EXERCISE DESCRIPTION =>
Each line containing the word "that" should be found and copied.

DATA EXTRACT =>
---

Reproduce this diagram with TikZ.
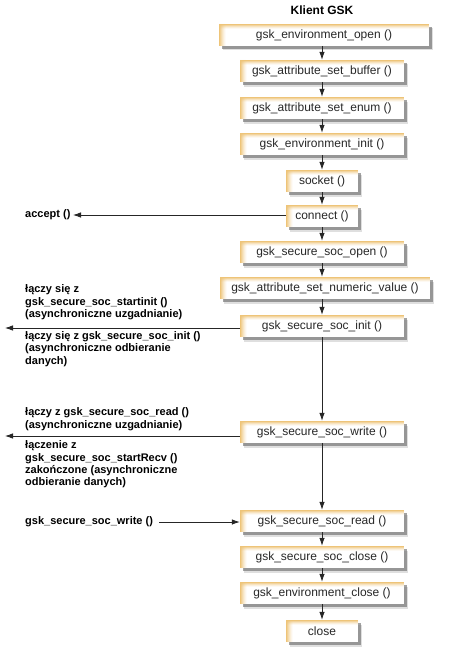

---

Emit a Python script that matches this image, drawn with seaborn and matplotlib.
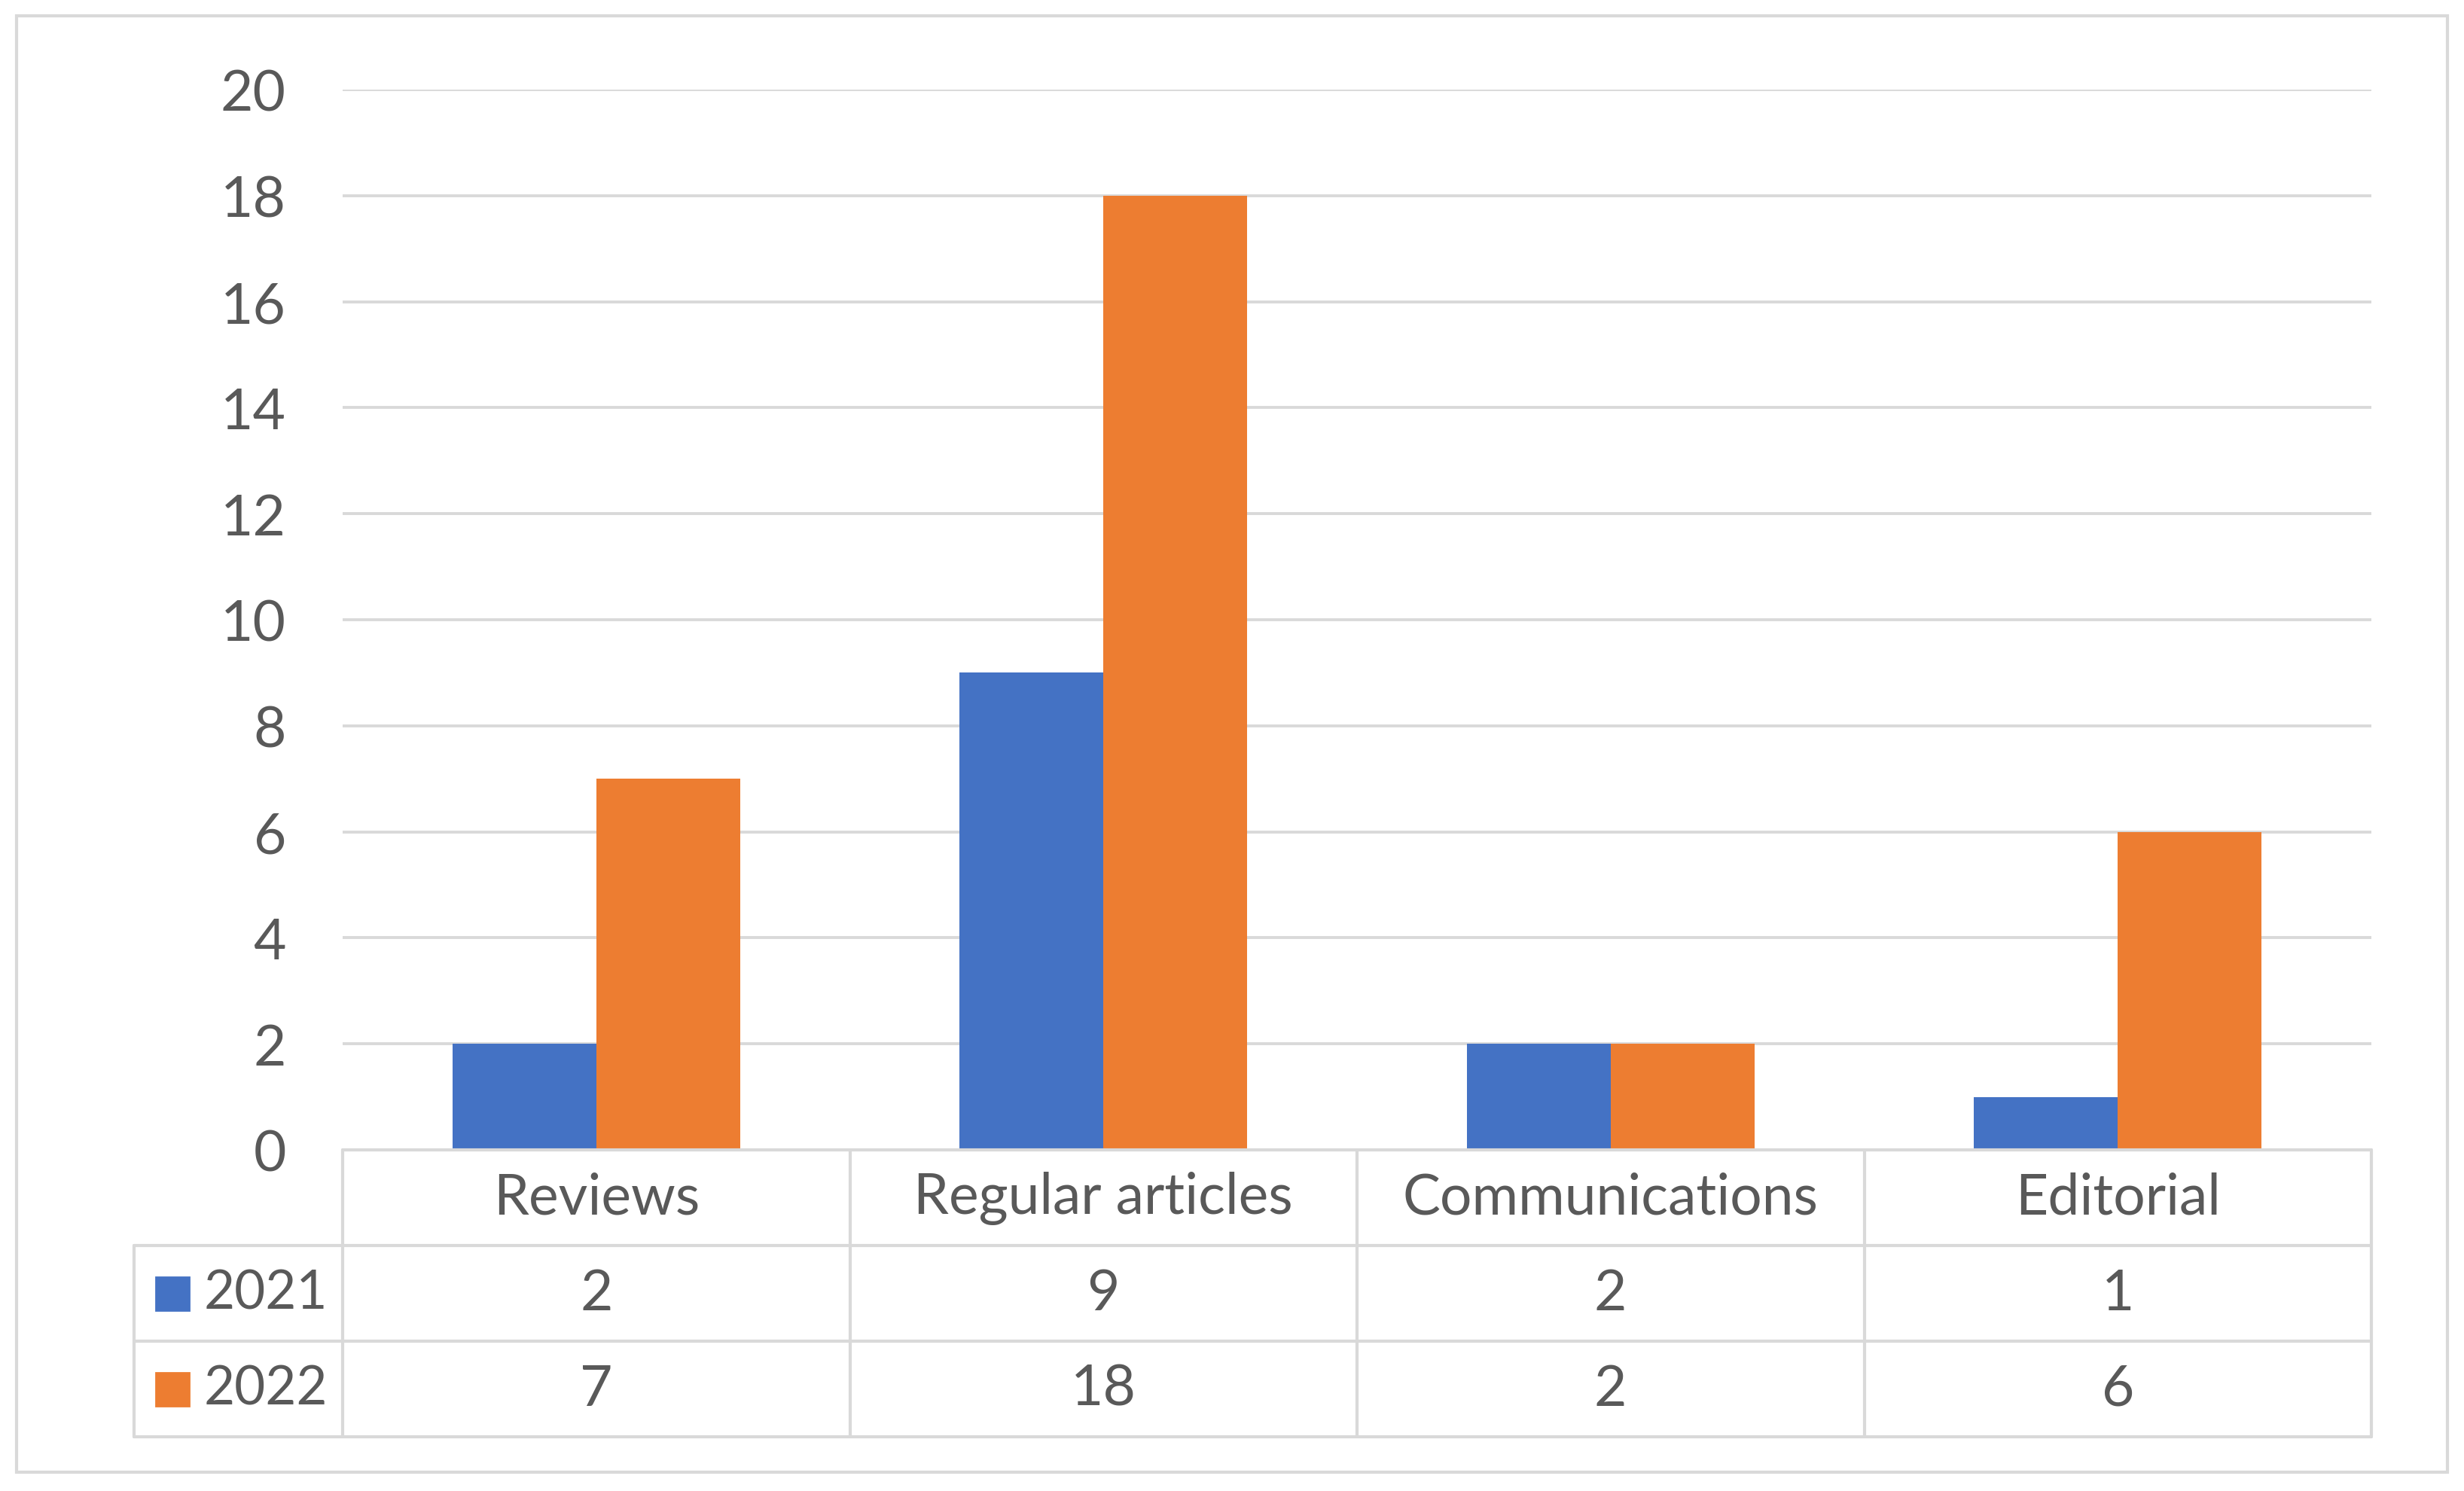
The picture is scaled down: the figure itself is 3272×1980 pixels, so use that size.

---

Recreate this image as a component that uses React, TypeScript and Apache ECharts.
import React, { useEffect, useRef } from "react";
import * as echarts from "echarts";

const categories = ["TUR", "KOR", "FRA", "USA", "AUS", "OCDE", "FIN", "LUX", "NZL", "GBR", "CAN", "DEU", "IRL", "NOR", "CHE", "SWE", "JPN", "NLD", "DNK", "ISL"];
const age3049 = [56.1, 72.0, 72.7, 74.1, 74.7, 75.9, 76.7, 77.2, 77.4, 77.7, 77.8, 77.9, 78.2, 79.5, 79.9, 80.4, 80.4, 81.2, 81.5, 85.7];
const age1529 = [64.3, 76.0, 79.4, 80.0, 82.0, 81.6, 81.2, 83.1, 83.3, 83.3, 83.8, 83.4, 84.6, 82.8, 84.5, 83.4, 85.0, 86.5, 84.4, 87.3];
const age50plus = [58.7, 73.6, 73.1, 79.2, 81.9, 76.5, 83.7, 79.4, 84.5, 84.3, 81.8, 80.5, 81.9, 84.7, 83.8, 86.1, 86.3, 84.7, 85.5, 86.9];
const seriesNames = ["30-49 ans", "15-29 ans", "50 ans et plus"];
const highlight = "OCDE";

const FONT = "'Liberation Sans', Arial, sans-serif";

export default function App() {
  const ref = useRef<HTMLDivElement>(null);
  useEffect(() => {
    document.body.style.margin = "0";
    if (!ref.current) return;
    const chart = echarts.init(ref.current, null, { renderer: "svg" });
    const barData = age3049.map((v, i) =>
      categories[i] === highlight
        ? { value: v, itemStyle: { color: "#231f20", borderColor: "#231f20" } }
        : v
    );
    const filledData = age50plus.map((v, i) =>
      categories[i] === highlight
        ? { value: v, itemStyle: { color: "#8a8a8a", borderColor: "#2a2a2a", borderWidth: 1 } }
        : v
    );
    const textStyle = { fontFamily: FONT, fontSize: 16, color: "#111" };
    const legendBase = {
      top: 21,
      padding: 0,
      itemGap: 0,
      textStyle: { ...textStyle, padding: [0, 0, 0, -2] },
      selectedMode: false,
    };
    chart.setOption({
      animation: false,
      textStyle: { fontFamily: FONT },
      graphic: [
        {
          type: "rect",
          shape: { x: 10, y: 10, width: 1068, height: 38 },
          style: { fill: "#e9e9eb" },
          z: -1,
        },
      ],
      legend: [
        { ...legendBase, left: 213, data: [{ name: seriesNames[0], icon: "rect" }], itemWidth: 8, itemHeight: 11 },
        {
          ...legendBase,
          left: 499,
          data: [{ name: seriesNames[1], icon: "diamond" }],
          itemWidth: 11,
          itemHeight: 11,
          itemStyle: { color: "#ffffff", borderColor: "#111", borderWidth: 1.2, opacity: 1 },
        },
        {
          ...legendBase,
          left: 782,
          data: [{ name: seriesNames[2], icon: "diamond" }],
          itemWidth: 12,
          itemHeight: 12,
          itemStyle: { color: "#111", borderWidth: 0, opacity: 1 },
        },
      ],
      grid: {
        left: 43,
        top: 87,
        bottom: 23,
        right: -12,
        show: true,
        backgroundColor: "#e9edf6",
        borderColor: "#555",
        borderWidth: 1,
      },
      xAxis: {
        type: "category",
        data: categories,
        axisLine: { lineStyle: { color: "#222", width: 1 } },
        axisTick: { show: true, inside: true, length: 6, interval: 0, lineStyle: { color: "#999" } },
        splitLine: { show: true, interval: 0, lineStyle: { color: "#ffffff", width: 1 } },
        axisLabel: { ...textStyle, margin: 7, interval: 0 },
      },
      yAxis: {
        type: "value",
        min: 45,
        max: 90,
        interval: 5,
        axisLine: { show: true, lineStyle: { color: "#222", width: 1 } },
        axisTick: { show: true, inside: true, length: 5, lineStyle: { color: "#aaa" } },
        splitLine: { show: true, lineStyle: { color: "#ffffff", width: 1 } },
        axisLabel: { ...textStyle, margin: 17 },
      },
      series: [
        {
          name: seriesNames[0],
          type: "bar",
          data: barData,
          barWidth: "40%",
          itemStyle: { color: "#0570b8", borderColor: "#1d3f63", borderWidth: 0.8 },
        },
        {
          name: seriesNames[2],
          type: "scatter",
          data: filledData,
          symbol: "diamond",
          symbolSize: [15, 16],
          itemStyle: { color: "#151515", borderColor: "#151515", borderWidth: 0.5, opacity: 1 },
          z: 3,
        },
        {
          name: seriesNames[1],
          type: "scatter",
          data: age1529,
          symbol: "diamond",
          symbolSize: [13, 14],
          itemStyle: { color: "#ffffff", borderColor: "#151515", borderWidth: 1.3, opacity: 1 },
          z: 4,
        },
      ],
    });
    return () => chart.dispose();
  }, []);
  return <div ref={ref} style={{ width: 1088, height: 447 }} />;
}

---

COMPLETE RESPONSE =>
Emit a Python script that matches this image, drawn with seaborn and matplotlib.
The picture is scaled down: the figure itself is 3272×1980 pixels, so use that size.
Recreate this image as a component that uses React, TypeScript and Apache ECharts.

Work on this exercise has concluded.